A.O. Smith Corp. (NYSE: AOS) manufactures residential and commercial gas and electric water heaters, boilers, tanks and water treatment products and is about one-third reliant on China. After a 0.8% rise to $46.52 on Friday, A.O. Smith shares closed the week up 3.3%, and they are still down about 23% from the high.
Apple Inc. (NASDAQ: AAPL) has seen its shares rise and fall with news on China, but it also has an iPhone refresh cycle coming soon. Most important in this context is that just about everything made by and for Apple is manufactured in China, and the company also sells into China.
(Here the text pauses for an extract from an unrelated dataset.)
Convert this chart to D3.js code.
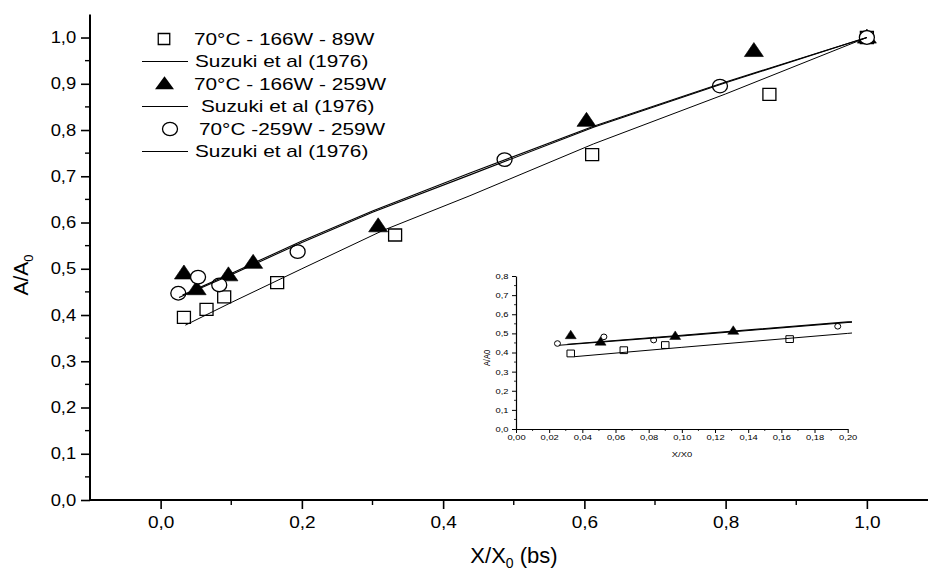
<!DOCTYPE html>
<html><head><meta charset="utf-8">
<script src="https://cdn.jsdelivr.net/npm/d3@7"></script>
<style>
body{margin:0;background:#fff}
svg{display:block}
text{font-family:"Liberation Sans",Arial,sans-serif;fill:#000}
</style>
</head><body>
<svg id="c" width="928" height="570"></svg>
<script>
// ---------- data ----------
const sqX  = [0.033,0.065,0.090,0.165,0.332,0.611,0.862,1.000];
const sqY  = [0.395,0.412,0.439,0.470,0.573,0.747,0.877,1.000];
const triX = [0.033,0.051,0.096,0.131,0.308,0.603,0.840,1.000];
const triY = [0.490,0.456,0.486,0.513,0.592,0.820,0.971,1.000];
const cirX = [0.025,0.053,0.083,0.194,0.487,0.792,1.000];
const cirY = [0.447,0.482,0.465,0.537,0.736,0.895,1.000];
// Suzuki et al (1976) curves
const suz1X = [0.035,0.100,0.200,0.315,0.438,0.613,0.800,1.000];
const suz1Y = [0.378,0.427,0.500,0.583,0.658,0.770,0.878,1.000];
const suz2X = [0.031,0.100,0.200,0.300,0.438,0.613,0.800,1.000];
const suz2Y = [0.443,0.490,0.560,0.625,0.707,0.808,0.904,1.000];
const suz3X = [0.026,0.100,0.200,0.300,0.438,0.613,0.800,1.000];
const suz3Y = [0.438,0.487,0.557,0.622,0.703,0.806,0.902,1.000];

const legendLabels = ["70°C - 166W - 89W","Suzuki et al (1976)","70°C - 166W - 259W","Suzuki et al (1976)","70°C -259W - 259W","Suzuki et al (1976)"];
const mainXTicks = [0.0,0.2,0.4,0.6,0.8,1.0];
const mainXMinor = [0.1,0.3,0.5,0.7,0.9];
const mainYTicks = [0.0,0.1,0.2,0.3,0.4,0.5,0.6,0.7,0.8,0.9,1.0];
const mainYMinor = [0.05,0.15,0.25,0.35,0.45,0.55,0.65,0.75,0.85,0.95];
const insetXTicks = [0.00,0.02,0.04,0.06,0.08,0.10,0.12,0.14,0.16,0.18,0.20];
const insetXMinor = [0.01,0.03,0.05,0.07,0.09,0.11,0.13,0.15,0.17,0.19];
const insetYTicks = [0.0,0.1,0.2,0.3,0.4,0.5,0.6,0.7,0.8];
const insetYMinor = [0.05,0.15,0.25,0.35,0.45,0.55,0.65,0.75];

// ---------- helpers ----------
const zip = (xs,ys)=>xs.map((x,i)=>({x:x,y:ys[i]}));
const squares = zip(sqX,sqY), triangles = zip(triX,triY), circles = zip(cirX,cirY);
const suz = [zip(suz1X,suz1Y), zip(suz2X,suz2Y), zip(suz3X,suz3Y)];
const comma = f => v => d3.format(f)(v).replace(".",",");

function sqPath(w,h){return `M${-w/2},${-h/2}h${w}v${h}h${-w}Z`;}
function triPath(w,h){return `M0,${-h*0.6}L${w/2},${h*0.4}L${-w/2},${h*0.4}Z`;}
function ellPath(rx,ry){return `M${-rx},0a${rx},${ry} 0 1,0 ${2*rx},0a${rx},${ry} 0 1,0 ${-2*rx},0Z`;}

const svg = d3.select("#c");

function drawMarkers(g, x, y, s){
  g.append("g").selectAll("path").data(squares.filter(d=>x.domain()[1]>=d.x)).join("path")
    .attr("d", sqPath(s.sqW,s.sqH)).attr("transform",d=>`translate(${x(d.x)},${y(d.y)})`)
    .attr("fill","#fff").attr("stroke","#000").attr("stroke-width",s.sw);
  g.append("g").selectAll("path").data(triangles.filter(d=>x.domain()[1]>=d.x)).join("path")
    .attr("d", triPath(s.trW,s.trH)).attr("transform",d=>`translate(${x(d.x)},${y(d.y)})`)
    .attr("fill","#000").attr("stroke","#000").attr("stroke-width",s.sw*0.5);
  g.append("g").selectAll("path").data(circles.filter(d=>x.domain()[1]>=d.x)).join("path")
    .attr("d", ellPath(s.crX,s.crY)).attr("transform",d=>`translate(${x(d.x)},${y(d.y)})`)
    .attr("fill","#fff").attr("stroke","#000").attr("stroke-width",s.sw);
}
function drawLines(g, x, y, widths){
  const line = d3.line().x(d=>x(d.x)).y(d=>y(d.y));
  suz.forEach((s,i)=>{
    g.append("path").datum(s).attr("d",line).attr("fill","none")
      .attr("stroke","#000").attr("stroke-width",widths[i]);
  });
}

// ---------- main chart ----------
const x = d3.scaleLinear().domain([-0.1,1.1]).range([90,937.5]);
const y = d3.scaleLinear().domain([0,1.05]).range([500,14.4]);

const main = svg.append("g");
drawMarkers(main, x, y, {sqW:13,sqH:12,trW:19,trH:14,crX:7.5,crY:6.8,sw:1.3});
drawLines(main, x, y, [1,1.1,1.1]);

// axes
const yAx = main.append("g").attr("transform","translate(90,0)")
  .call(d3.axisLeft(y).tickValues(mainYTicks).tickFormat(comma(".1f")).tickSize(9).tickSizeOuter(0).tickPadding(3));
yAx.select(".domain").attr("stroke-width",2).attr("d",`M0,${y(1.05)}V${y(0)}`);
yAx.selectAll(".tick line").attr("stroke-width",1.6);
yAx.selectAll(".tick text").attr("font-size",16).attr("font-family","Liberation Sans, Arial, sans-serif")
  .attr("transform","scale(1.15,1)");
yAx.append("g").selectAll("line").data(mainYMinor).join("line")
  .attr("x1",-5).attr("x2",0).attr("y1",d=>y(d)).attr("y2",d=>y(d)).attr("stroke","#000").attr("stroke-width",1.4);

const xAx = main.append("g").attr("transform","translate(0,500)")
  .call(d3.axisBottom(x).tickValues(mainXTicks).tickFormat(comma(".1f")).tickSize(9).tickSizeOuter(0).tickPadding(7));
xAx.select(".domain").attr("stroke-width",2).attr("d",`M89,0H928`);
xAx.selectAll(".tick line").attr("stroke-width",1.6);
xAx.selectAll(".tick text").attr("font-size",17).attr("font-family","Liberation Sans, Arial, sans-serif")
  .attr("transform","scale(1.12,1)");
xAx.append("g").selectAll("line").data(mainXMinor).join("line")
  .attr("x1",d=>x(d)).attr("x2",d=>x(d)).attr("y1",0).attr("y2",5).attr("stroke","#000").attr("stroke-width",1.4);

// axis titles
const xt = svg.append("text").attr("x",514).attr("y",563).attr("text-anchor","middle").attr("font-size",22);
xt.append("tspan").text("X/X");
xt.append("tspan").attr("font-size",14).attr("dy",5).text("0");
xt.append("tspan").attr("dy",-5).text(" (bs)");
const yt = svg.append("text").attr("transform","translate(28,275) rotate(-90)").attr("text-anchor","middle").attr("font-size",21);
yt.append("tspan").text("A/A");
yt.append("tspan").attr("font-size",13).attr("dy",5).text("0");

// legend
const legRowY = [39,61.5,84,106.5,129,151.5];
const legTextX = [194,195,194,201,199,195];
const leg = svg.append("g");
legendLabels.forEach((lab,i)=>{
  leg.append("text").attr("transform",`translate(${legTextX[i]},${legRowY[i]+5.6}) scale(1.3,1)`)
    .attr("font-size",16).text(lab);
});
leg.append("path").attr("d",sqPath(11.5,11)).attr("transform",`translate(164,${legRowY[0]})`).attr("fill","#fff").attr("stroke","#000").attr("stroke-width",1.3);
leg.append("path").attr("d",triPath(19,13)).attr("transform",`translate(164.5,${legRowY[2]})`).attr("fill","#000");
leg.append("path").attr("d",ellPath(7.5,6.6)).attr("transform",`translate(170,${legRowY[4]})`).attr("fill","#fff").attr("stroke","#000").attr("stroke-width",1.3);
[1,3,5].forEach(i=>{
  leg.append("line").attr("x1",142).attr("x2",188).attr("y1",legRowY[i]).attr("y2",legRowY[i]).attr("stroke","#000").attr("stroke-width",1);
});

// ---------- inset ----------
const xi = d3.scaleLinear().domain([0,0.2]).range([516,847.7]);
const yi = d3.scaleLinear().domain([0,0.8]).range([429,276]);
const inset = svg.append("g");
svg.append("defs").append("clipPath").attr("id","ic").append("rect")
  .attr("x",516).attr("y",270).attr("width",336).attr("height",162);
const ig = inset.append("g").attr("clip-path","url(#ic)");
drawMarkers(ig, xi, yi, {sqW:7.5,sqH:6.8,trW:11,trH:8.5,crX:3,crY:2.8,sw:1});
drawLines(ig, xi, yi, [1,1.1,1.1]);

const iyAx = inset.append("g").attr("transform","translate(516,0)")
  .call(d3.axisLeft(yi).tickValues(insetYTicks).tickFormat(comma(".1f")).tickSize(4).tickSizeOuter(0).tickPadding(2));
iyAx.select(".domain").attr("stroke-width",1.2);
iyAx.selectAll(".tick text").attr("font-size",7.5).attr("fill","#333").attr("font-family","Liberation Sans, Arial, sans-serif")
  .attr("transform","scale(1.25,1)");
iyAx.append("g").selectAll("line").data(insetYMinor).join("line")
  .attr("x1",-2).attr("x2",0).attr("y1",d=>yi(d)).attr("y2",d=>yi(d)).attr("stroke","#000").attr("stroke-width",0.8);

const ixAx = inset.append("g").attr("transform","translate(0,429)")
  .call(d3.axisBottom(xi).tickValues(insetXTicks).tickFormat(comma(".2f")).tickSize(4).tickSizeOuter(0).tickPadding(2));
ixAx.select(".domain").attr("stroke-width",1.2);
ixAx.selectAll(".tick text").attr("font-size",7.5).attr("fill","#333").attr("font-family","Liberation Sans, Arial, sans-serif")
  .attr("transform","scale(1.25,1)");
ixAx.append("g").selectAll("line").data(insetXMinor).join("line")
  .attr("x1",d=>xi(d)).attr("x2",d=>xi(d)).attr("y1",0).attr("y2",2).attr("stroke","#000").attr("stroke-width",0.8);

svg.append("text").attr("x",682).attr("y",457).attr("text-anchor","middle").attr("font-size",7.5).attr("fill","#333")
  .attr("transform","translate(682,0) scale(1.25,1) translate(-682,0)").text("X/X0");
svg.append("text").attr("transform","translate(490,358) rotate(-90) scale(1,1.25)").attr("text-anchor","middle")
  .attr("font-size",7.5).attr("fill","#333").text("A/A0");
</script>
</body></html>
Apple closed down 0.1% at $208.74 a share on Friday, but this was a one-week gain of 3%, and Apple is down roughly 10% from its 52-week high.
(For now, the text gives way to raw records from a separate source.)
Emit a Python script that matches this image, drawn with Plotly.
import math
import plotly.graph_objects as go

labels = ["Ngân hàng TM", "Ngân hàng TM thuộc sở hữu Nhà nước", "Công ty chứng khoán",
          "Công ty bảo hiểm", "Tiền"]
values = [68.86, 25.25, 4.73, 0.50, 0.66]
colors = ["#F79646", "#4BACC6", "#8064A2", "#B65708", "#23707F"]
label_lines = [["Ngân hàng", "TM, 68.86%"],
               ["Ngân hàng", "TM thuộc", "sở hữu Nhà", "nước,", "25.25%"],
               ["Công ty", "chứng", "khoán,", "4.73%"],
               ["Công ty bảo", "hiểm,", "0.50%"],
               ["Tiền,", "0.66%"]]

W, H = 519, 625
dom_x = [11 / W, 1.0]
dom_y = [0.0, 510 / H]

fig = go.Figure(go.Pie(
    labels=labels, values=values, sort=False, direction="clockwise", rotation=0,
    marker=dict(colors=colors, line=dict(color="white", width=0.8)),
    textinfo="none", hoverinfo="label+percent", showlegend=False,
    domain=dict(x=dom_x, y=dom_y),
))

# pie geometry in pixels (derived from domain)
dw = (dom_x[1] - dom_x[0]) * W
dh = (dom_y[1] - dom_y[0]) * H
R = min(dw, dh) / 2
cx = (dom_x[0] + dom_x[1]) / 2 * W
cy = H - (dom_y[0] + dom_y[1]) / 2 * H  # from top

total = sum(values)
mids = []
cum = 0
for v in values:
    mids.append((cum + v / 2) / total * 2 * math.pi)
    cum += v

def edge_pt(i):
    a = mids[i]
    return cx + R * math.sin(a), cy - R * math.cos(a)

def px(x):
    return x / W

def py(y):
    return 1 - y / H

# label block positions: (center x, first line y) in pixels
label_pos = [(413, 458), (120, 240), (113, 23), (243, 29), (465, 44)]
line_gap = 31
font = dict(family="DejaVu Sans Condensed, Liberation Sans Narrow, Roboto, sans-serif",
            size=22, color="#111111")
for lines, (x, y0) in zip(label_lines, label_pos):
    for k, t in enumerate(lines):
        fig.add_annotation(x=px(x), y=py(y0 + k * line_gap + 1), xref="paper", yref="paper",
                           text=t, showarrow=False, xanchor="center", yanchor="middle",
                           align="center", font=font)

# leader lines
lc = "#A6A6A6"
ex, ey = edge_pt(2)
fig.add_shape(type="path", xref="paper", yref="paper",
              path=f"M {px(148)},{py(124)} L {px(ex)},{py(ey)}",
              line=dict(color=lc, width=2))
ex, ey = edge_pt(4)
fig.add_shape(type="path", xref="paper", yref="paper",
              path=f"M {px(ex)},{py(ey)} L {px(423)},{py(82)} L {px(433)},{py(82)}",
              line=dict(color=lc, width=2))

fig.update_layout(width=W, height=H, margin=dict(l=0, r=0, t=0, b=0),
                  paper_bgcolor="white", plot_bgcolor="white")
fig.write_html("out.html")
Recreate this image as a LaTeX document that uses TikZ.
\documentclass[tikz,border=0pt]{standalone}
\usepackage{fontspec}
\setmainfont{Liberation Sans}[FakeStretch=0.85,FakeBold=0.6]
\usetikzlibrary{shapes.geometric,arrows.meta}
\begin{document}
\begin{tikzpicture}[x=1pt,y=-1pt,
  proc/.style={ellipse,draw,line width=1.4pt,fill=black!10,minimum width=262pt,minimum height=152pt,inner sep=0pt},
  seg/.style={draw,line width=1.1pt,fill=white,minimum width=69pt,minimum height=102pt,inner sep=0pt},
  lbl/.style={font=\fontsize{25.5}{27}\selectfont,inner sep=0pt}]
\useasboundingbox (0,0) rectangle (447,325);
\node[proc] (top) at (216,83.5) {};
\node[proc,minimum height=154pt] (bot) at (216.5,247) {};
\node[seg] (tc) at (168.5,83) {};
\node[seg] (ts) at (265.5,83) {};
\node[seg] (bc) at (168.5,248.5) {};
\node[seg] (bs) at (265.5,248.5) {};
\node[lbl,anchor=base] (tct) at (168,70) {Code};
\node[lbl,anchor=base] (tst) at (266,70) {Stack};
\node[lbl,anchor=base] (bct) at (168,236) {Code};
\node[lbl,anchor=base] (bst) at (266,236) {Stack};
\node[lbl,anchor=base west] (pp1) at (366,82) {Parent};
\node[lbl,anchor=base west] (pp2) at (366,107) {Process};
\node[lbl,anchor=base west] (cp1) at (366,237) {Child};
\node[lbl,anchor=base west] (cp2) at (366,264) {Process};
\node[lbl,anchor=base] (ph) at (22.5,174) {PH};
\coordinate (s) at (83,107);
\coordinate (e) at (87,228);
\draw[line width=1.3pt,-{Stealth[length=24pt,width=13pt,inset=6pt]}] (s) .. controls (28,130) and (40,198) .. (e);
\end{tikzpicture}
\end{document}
Boeing Co. (NYSE: BA) has seen its shares not directly as affected out of China due to its ongoing woes (and maybe even progress) on the 737 Max. Boeing closed up 0.37% at $364.09 on Friday, and its gain for the week was 2.27%. Boeing shares are still down almost 20% from their highs prior to the 737 Max crashed and subsequent grounding. This remains a 737 Max recovery story despite having sales exposure of jets to China. That said, the USTR notes about $18 billion in exposure to aircraft exports should imply Boeing and the company’s 2018 annual report showed direct revenue to China as being $13.7 billion and other Asia revenues (excluding China) of $12.1 billion.